Chaque joueur va avoir des compétences particulières : Pedro le chercheur ou Samia l’éloquente, Camille la tête brûlée ou Momo le sportif, Hannah la graphiste ou Markus le photographe, le bricoleur, la syndicaliste, la polyglotte, le geek ou la musicienne. Chacun peut aider à sa manière pour planifier et organiser une action concrète, en n’oubliant pas de gérer le temps des militants et l’argent de l’organisation. Une fois que le groupe a décidé sur quoi se mobiliser collectivement, il agit : « blocage / occupation », « rencontre / débat », « comité de soutien », « conférence de presse », « fresque murale », « collage d’affiches »… Il existe une vingtaine d’actions possibles. Pour chaque type d’action, il y a des cartes « imprévu » : « ouverture d’un local » ou « à la rue » (perte du local), « l’extrême-droite fait une descente », « descente de police », « banderole déchirée », « plainte déposée », « querelle dans le groupe »… On sent que pour les auteurs, c’est du vécu.

Militants, à l’action !

Actions de rue (les plus efficaces dans le jeu), rencontres, production d’articles, de vidéos ou de podcasts en fonction des compétences délivrées, les participants ne manquent pas de possibilités de ripostes, sachant que la manifestation sur la voie publique a un niveau d’efficacité maximum de 7, alors que la distribution de tracts n’aura qu’un niveau maximum de 5 (oui, ça reste un jeu donc il faut gagner des points). Sur ces cartes-actions sont expliquées dans le détails les marches à suivre. Sauf que, comme dans la vraie vie, quand on va dans la rue, il y a un risque, donc sur l’échelle d’efficacité de l’action, on trouve également un niveau de risque (en termes de répression policière et de contre-attaque fasciste). Tous les événements n’ont pas le même niveau de difficulté et ne rapportent pas le même « moral » au groupe (cartes « vous avez le moral » et « vous n’avez pas le moral »). Si le groupe n’a pas le moral, il peut aller jusqu’à la scission et l’auto-dissolution (et c’est perdu).

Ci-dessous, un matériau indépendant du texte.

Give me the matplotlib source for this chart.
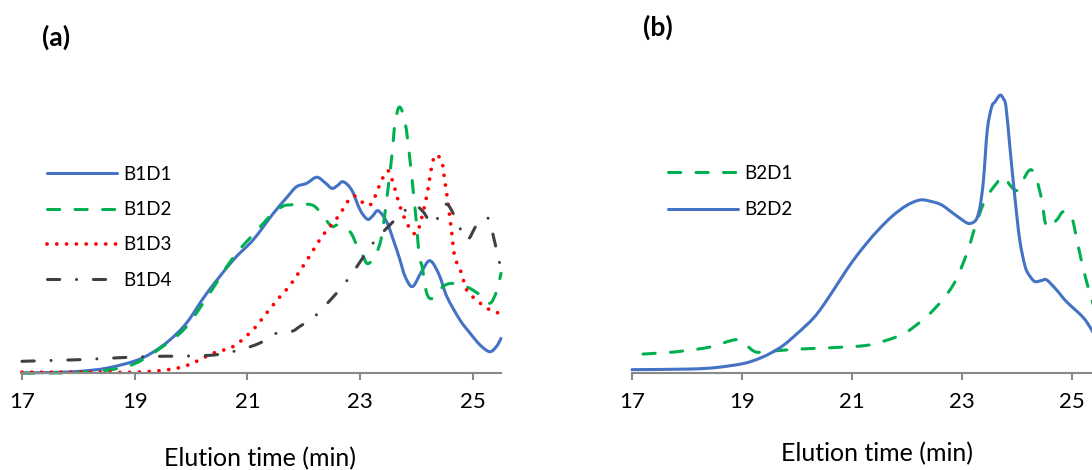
import matplotlib
matplotlib.use("Agg")
import matplotlib.pyplot as plt
from matplotlib.path import Path
from matplotlib.patches import PathPatch
from matplotlib.lines import Line2D

plt.rcParams["font.family"] = ["Lato", "DejaVu Sans"]

# ---- Panel (a): B1 series, elution time (min) vs normalised detector response ----
t_b1d1 = [17.0, 17.5, 18.0, 18.5, 19.0, 19.3, 19.6, 19.92, 20.28, 20.75, 21.1, 21.46, 21.7,
          21.87, 22.05, 22.23, 22.38, 22.5, 22.6, 22.7, 22.85, 23.0, 23.13, 23.22, 23.32, 23.47,
          23.59, 23.7, 23.8, 23.93, 24.09, 24.24, 24.4, 24.54, 24.77, 24.95, 25.13, 25.3, 25.42, 25.5]
b1d1 = [0.0, 0.002, 0.006, 0.018, 0.045, 0.075, 0.12, 0.188, 0.30, 0.425, 0.50, 0.60, 0.66,
        0.70, 0.713, 0.736, 0.715, 0.694, 0.705, 0.719, 0.688, 0.613, 0.578, 0.59, 0.61, 0.569,
        0.50, 0.43, 0.362, 0.325, 0.381, 0.422, 0.37, 0.287, 0.20, 0.15, 0.105, 0.08, 0.10, 0.13]

t_b1d2 = [17.0, 17.5, 18.0, 18.5, 19.0, 19.5, 19.9, 20.3, 20.75, 21.1, 21.45, 21.64, 21.76, 21.95,
          22.14, 22.26, 22.44, 22.52, 22.61, 22.82, 22.94, 23.05, 23.12, 23.2, 23.29, 23.38, 23.47,
          23.56, 23.62, 23.70, 23.80, 23.88, 23.94, 24.0, 24.05, 24.1, 24.17, 24.24, 24.35, 24.47,
          24.62, 24.8, 24.95, 25.13, 25.3, 25.42, 25.5]
b1d2 = [0.0, 0.0, 0.002, 0.01, 0.035, 0.10, 0.17, 0.29, 0.435, 0.52, 0.60, 0.628, 0.632, 0.635,
        0.632, 0.613, 0.563, 0.55, 0.556, 0.531, 0.481, 0.44, 0.412, 0.42, 0.45, 0.512, 0.65,
        0.81, 0.94, 1.0, 0.94, 0.81, 0.69, 0.563, 0.437, 0.40, 0.31, 0.28, 0.29, 0.325,
        0.337, 0.33, 0.318, 0.293, 0.262, 0.306, 0.375]

t_b1d3 = [17.0, 17.5, 18.0, 18.5, 19.0, 19.5, 19.92, 20.4, 20.75, 21.1, 21.34, 21.55, 21.76, 22.02,
          22.32, 22.61, 22.85, 23.0, 23.09, 23.21, 23.32, 23.44, 23.49, 23.53, 23.62, 23.71, 23.83,
          23.97, 24.05, 24.18, 24.27, 24.34, 24.45, 24.5, 24.56, 24.62, 24.68, 24.8, 24.89, 25.1,
          25.33, 25.5]
b1d3 = [0.003, 0.003, 0.003, 0.003, 0.003, 0.01, 0.028, 0.075, 0.10, 0.163, 0.225, 0.28, 0.331, 0.412,
        0.512, 0.588, 0.663, 0.65, 0.632, 0.638, 0.694, 0.75, 0.76, 0.75, 0.69, 0.625, 0.563,
        0.523, 0.55, 0.663, 0.776, 0.82, 0.794, 0.726, 0.638, 0.538, 0.437, 0.375, 0.312, 0.268,
        0.234, 0.224]

t_b1d4 = [17.0, 17.5, 18.0, 18.5, 19.0, 19.5, 20.0, 20.46, 20.87, 21.22, 21.52, 21.79, 21.93, 22.2,
          22.47, 22.73, 23.0, 23.18, 23.41, 23.71, 23.85, 23.97, 24.12, 24.29, 24.47, 24.56, 24.71,
          24.89, 25.07, 25.27, 25.38, 25.5]
b1d4 = [0.044, 0.047, 0.05, 0.055, 0.06, 0.063, 0.064, 0.069, 0.0875, 0.1125, 0.15, 0.157, 0.175,
        0.214, 0.274, 0.337, 0.418, 0.475, 0.531, 0.594, 0.62, 0.632, 0.606, 0.56, 0.619, 0.632,
        0.575, 0.50, 0.556, 0.582, 0.50, 0.39]

# ---- Panel (b): B2 series ----
t_b2d1 = [17.2, 17.6, 17.93, 18.41, 18.9, 19.08, 19.26, 19.56, 20.05, 20.65, 21.26, 21.62, 21.87,
          22.09, 22.48, 22.84, 23.09, 23.24, 23.42, 23.63, 23.75, 23.9, 24.02, 24.18, 24.27, 24.36,
          24.45, 24.54, 24.72, 24.84, 24.99, 25.09, 25.21, 25.36, 25.45]
b2d1 = [0.068, 0.073, 0.079, 0.093, 0.12, 0.099, 0.075, 0.079, 0.086, 0.091, 0.099, 0.117, 0.135,
        0.16, 0.226, 0.316, 0.43, 0.525, 0.621, 0.681, 0.704, 0.668, 0.657, 0.717, 0.728, 0.692,
        0.621, 0.525, 0.549, 0.579, 0.561, 0.477, 0.37, 0.262, 0.22]

t_b2d2 = [17.0, 18.0, 18.5, 19.0, 19.26, 19.5, 19.75, 20.0, 20.29, 20.5, 20.78, 21.0, 21.26, 21.5,
          21.75, 22.0, 22.24, 22.45, 22.63, 22.84, 23.0, 23.11, 23.2, 23.27, 23.33, 23.39, 23.46,
          23.54, 23.6, 23.69, 23.75, 23.80, 23.87, 23.96, 24.05, 24.15, 24.24, 24.33, 24.45, 24.54,
          24.72, 24.90, 25.2, 25.36, 25.45]
b2d2 = [0.012, 0.014, 0.019, 0.033, 0.048, 0.069, 0.099, 0.141, 0.195, 0.249, 0.333, 0.398, 0.464,
        0.518, 0.566, 0.602, 0.621, 0.615, 0.603, 0.573, 0.55, 0.537, 0.54, 0.555, 0.60, 0.692,
        0.872, 0.955, 0.973, 0.997, 0.985, 0.955, 0.812, 0.633, 0.477, 0.381, 0.346, 0.328, 0.332,
        0.334, 0.298, 0.256, 0.20, 0.154, 0.12]

x_ticks = [17, 19, 21, 23, 25]
x_label = "Elution time (min)"

BLUE = "#4472C4"
GREEN = "#00B050"
RED = "#FF0000"
DARK = "#404040"
AXIS_GREY = "#898989"
LW = 2.2
LW_DOT = 2.7

SOLID = "-"
DASHED = (0, (4, 5))
DOTTED = (0, (0.01, 2.6))
DASHDOT = (0, (4, 5.5, 0.01, 5.5))

W, H = 1092, 470
fig = plt.figure(figsize=(W / 100, H / 100), dpi=100)

ax_a = fig.add_axes([22 / W, 97 / H, 479 / W, 279.3 / H])
ax_b = fig.add_axes([632 / W, 97 / H, 467.5 / W, 292.6 / H])


def style_axis(ax):
    ax.set_xlim(17, 25.5)
    ax.set_ylim(0, 1.05)
    for side in ("left", "right", "top"):
        ax.spines[side].set_visible(False)
    ax.spines["bottom"].set_color(AXIS_GREY)
    ax.spines["bottom"].set_linewidth(1.5)
    ax.set_yticks([])
    ax.set_xticks(x_ticks)
    ax.set_xticklabels([str(v) for v in x_ticks])
    ax.tick_params(axis="x", direction="out", length=5, width=1.5, color=AXIS_GREY,
                   labelsize=16, pad=9, labelcolor="black")
    ax.patch.set_visible(False)


def width_for(style):
    return LW_DOT if style == DOTTED else LW


def smooth_curve(ax, x, y, color, style):
    """Draw a series as a smoothed line (Catmull-Rom segments as cubic Beziers)."""
    pts = list(zip(x, y))
    n = len(pts)
    verts = [pts[0]]
    codes = [Path.MOVETO]
    for i in range(n - 1):
        p0 = pts[i - 1] if i > 0 else pts[i]
        p1 = pts[i]
        p2 = pts[i + 1]
        p3 = pts[i + 2] if i + 2 < n else pts[i + 1]
        c1 = (p1[0] + (p2[0] - p0[0]) / 6, p1[1] + (p2[1] - p0[1]) / 6)
        c2 = (p2[0] - (p3[0] - p1[0]) / 6, p2[1] - (p3[1] - p1[1]) / 6)
        verts += [c1, c2, p2]
        codes += [Path.CURVE4] * 3
    patch = PathPatch(Path(verts, codes), fill=False, edgecolor=color, linewidth=width_for(style),
                      linestyle=style, capstyle="round", joinstyle="round", clip_on=False)
    ax.add_patch(patch)


def handle(color, style):
    return Line2D([], [], color=color, linestyle=style, linewidth=width_for(style),
                  solid_capstyle="round", dash_capstyle="round")


style_axis(ax_a)
style_axis(ax_b)

series_a = [(t_b1d1, b1d1, BLUE, SOLID, "B1D1"),
            (t_b1d2, b1d2, GREEN, DASHED, "B1D2"),
            (t_b1d3, b1d3, RED, DOTTED, "B1D3"),
            (t_b1d4, b1d4, DARK, DASHDOT, "B1D4")]
series_b = [(t_b2d1, b2d1, GREEN, DASHED, "B2D1"),
            (t_b2d2, b2d2, BLUE, SOLID, "B2D2")]

for ax, series in ((ax_a, series_a), (ax_b, series_b)):
    for x, y, c, s, _ in series:
        smooth_curve(ax, x, y, c, s)

leg_kw = dict(loc="upper left", bbox_transform=fig.transFigure, frameon=False, fontsize=13.5,
              handlelength=3.73, handletextpad=0.32, borderpad=0, borderaxespad=0)
ax_a.legend([handle(c, s) for _, _, c, s, _ in series_a], [l for *_, l in series_a],
            bbox_to_anchor=(47 / W, 1 - 166 / H), labelspacing=0.97, **leg_kw)
ax_b.legend([handle(c, s) for _, _, c, s, _ in series_b], [l for *_, l in series_b],
            bbox_to_anchor=(668 / W, 1 - 165 / H), labelspacing=1.02, **leg_kw)

fig.text(56 / W, 1 - 37 / H, "(a)", ha="center", va="center", fontsize=19, fontweight="bold")
fig.text(658 / W, 1 - 27 / H, "(b)", ha="center", va="center", fontsize=19, fontweight="bold")

fig.text(260 / W, 1 - 459 / H, x_label, ha="center", va="center", fontsize=18)
fig.text(877 / W, 1 - 454 / H, x_label, ha="center", va="center", fontsize=18)

fig.savefig("out.png", dpi=100)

Ce jeu de simulation ne parle donc pas que de la lutte antifasciste, mais de militantisme en général. Les cartes événement pourraient être facilement remplacées par d’autres luttes. Il démontre que pour agir, il faut se fédérer et s’organiser. Un lexique pour le vocabulaire militant est même fourni, contribuant à former et éduquer les jeunes participants. Par ailleurs, Antifa nous rappelle également certains événements historiques marquants dans les luttes de gauche : « le 17 octobre : ne pas oublier les victimes du racisme d’Etat » (17 octobre 1961 à Paris, la police tue des dizaines de personnes lors d’une manifestation en soutien au mouvement de libération algérien), « le 9 novembre : ne pas oublier les pogroms antisémites de 1938 » (nuit de cristal).

Pour compliquer le jeu, l’éditeur propose des cartes « motivations secrètes » des membres du groupe (fournies mais plutôt réservées aux joueurs aguerris), telles que « vous travaillez en réalité pour les services de renseignements, vous êtes infiltré.e pour surveiller les activités subversives du groupe », ou encore « sociologue ou journaliste, vous avez toujours été fasciné.e par les groupes antifas au sein desquels vous pouvez acquérir une expérience qui fera peut-être de vous plus tard un spécialiste des extrêmes-droites ». L’écriture inclusive y est de rigueur, le vocabulaire adapté et une certaine culture commune antifasciste est respectée, les auteurs sont des militants chevronnés et semblent avoir réussi à lister un éventail très large des événements incriminant l’extrême-droite (souvent inspirés de faits réels) et des contre-attaques pouvant être menées. Loin de promouvoir la violence, le jeu souhaite au contraire démontrer que la lutte peut être joyeuse et efficace.

Depuis la polémique, les appels au boycott de la Fnac se multiplient, des jeunes antifas se faufilent dans les magasins pour coller des stickers « action antifasciste » sur les livres de Zemmour, de Lallement, de Le Pen… et sur le Monopoly. Nul doute que le jeu peut les aider à trouver d’autres moyens d’action. Et nul doute que la riposte d’extrême-droite se construit, avec par exemple des futurs débats sur Cnews : « Ne peut-on vraiment plus être nazi dans ce pays ? » et « Pourquoi les antifas n’aiment pas les racistes ? », afin de lutter contre la propagande antifascisto-wokiste avec de la vraie information délivrée par des experts. Sinon, sur le site de la Fnac vous trouverez 81 occurrences concernant Finkielkraut pour vous informer sur les « ratonnades anti-blancs » et apprendre qu’une « adolescente de moins de 15 ans est suffisamment grande pour consentir à un acte sexuel ». Nationalistes, racistes, homophobes, pédophiles, sexistes, soyez les bienvenus dans le temple de la culture, les autres, dehors !

Bon, la Fnac a finalement rétro-pédalé dans un communiqué affirmant que tout compte fait et tout bien réfléchi, il n’y avait pas de problèmes avec ce jeux. Dont acte. Mais il n’en demeure pas moins que son premier réflexe aura été de choisir -très clairement- son camp.